As with the cybersecurity mention in the actual bill, the Committee Report coverage of the topic is mainly limited to requirements for reports to Congress. The cybersecurity related reports include:
• Unclassified cybersecurity incident information sharing with the National Cybersecurity
and Communications Integration Center (NCCIC);
• Increasing the DHS I&A’s utilization of cybersecurity expertise of the National Labs; and
• Improving the cybersecurity training within national intelligence program (NIP) funded undergraduate and graduate computer science programs;
The one actual cybersecurity action requirement found in the Committee Report deals with supply chain security issues for the intelligence community (IC). The Committee is concerned that current IC acquisition guidelines do not adequately address cybersecurity issues in the supply chain. The Committee is requiring the Director of National Intelligence (DNI) to review and consider revising those guidelines to:
• Expand risk management criteria in the acquisition process to include cyber and supply chain threats;
• Require counterintelligence and security assessments as part of the acquisition and procurement process;
• Propose and adopt new education requirements for acquisition professionals on cyber and supply chain threats; and
• Factor in the cost of cyber and supply chain security.
The floor debate on HR 5077 took place yesterday evening and a recorded vote was requested. That vote should take place today. As I mentioned earlier, I expect that the bill will pass with substantial bipartisan support.
It is heartening to see the Intelligence Committee endorse unclassified information sharing about cybersecurity incidents. The intelligence community by its very nature is secretive in their operations and is reluctant to share the information they gain from their activities for fear of compromising their intelligence collection assets and techniques. Extracting information of any sort from that classified data that can be shared with a wider audience is a difficult undertaking for the intelligence community and they need to be continuously prodded by their overseers to ensure that they make a reasonable effort to do so.

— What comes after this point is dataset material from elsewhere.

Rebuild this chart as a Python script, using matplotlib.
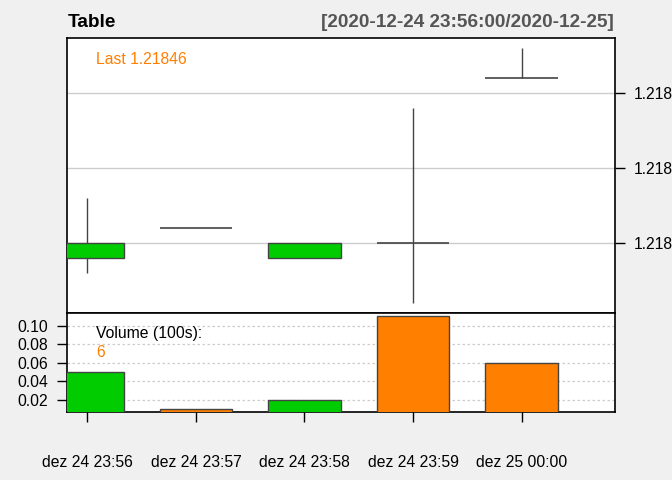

In my very brief time working in tactical level intelligence in the Army I learned first-hand how difficult it is to sort through classified intelligence data to extract out useful information for those at the point of the spear that could be shared without compromising the data collection process. The absolutely necessary vetting and approval process for the unclassified intelligence products produced almost made the effort counterproductive and did made it very difficult to produce useable time-sensitive information. The effort really was worthwhile and should be actively pursued at all levels in the intelligence community.